In 1932, the Gas Corporation of Michigan converted two of the 150-horsepower steam boilers to natural gas, and the same year an oil-burning boiler was installed. The improvements were part of a large-scale test of the viability of both gas and oil, but by November, officials were convinced natural gas would be the energy source for the school. By December 1932, four of the six boilers had been converted to gas and the other two remained dormant because of the increased efficiency. Workers also laid nearly a mile of pipe from Mission Avenue to the College and added new equipment to the existing gas lines running between the Vernon gas field and Mt. Pleasant. Following the severe winter weather of 1934-35, two oil burning units were installed to help boost the capacity of the heating plant.
The original heating plant supplied steam and heat to all of the buildings on campus through a system of underground tunnels built at the time of the original construction and continually expanded with the addition of new buildings. The tunnels were six feet wide and five feet high, lined with stone, and lighted to facilitate repairs and maintenance. Students "discovered" these pipes again and again over the course of the twentieth century, although exploration of these passageways was discouraged by the University because of safety concerns. Students also had an interesting relationship with the smokestack on the original plant. A heated rivalry developed between freshman and sophomore classes, who would climb the 69-foot stack and plant their initials at the highest point they could achieve, only to be bettered by a member of the competing class shortly afterward.
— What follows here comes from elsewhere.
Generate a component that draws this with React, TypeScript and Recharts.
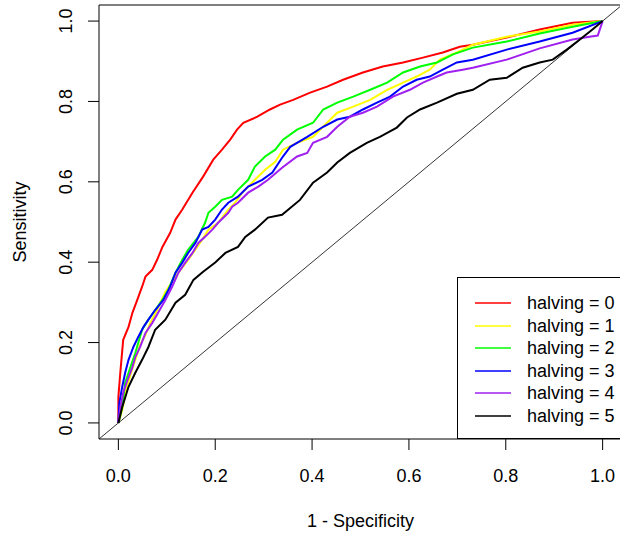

Improvements and renovations were made to the original heating plant throughout its existence. In 1939, for example, the original smokestack was rebuilt and repaired; the new paint covered the countless initials of the above-mentioned student rivalry. However, the building's age and the growing demands of the campus community limited the long-term usefulness of the facility. By the early 1940s, sections of the building's walls were sagging, leaving rotting timbers exposed. In 1941, with the opening of Sloan Hall, a new girls' dormitory, the needs of campus exceeded the capacity of the original heating plant. In 1941, a State inspector condemned the building, which was finally demolished in 1948 after the completion of a new heating plant on the opposite side of campus.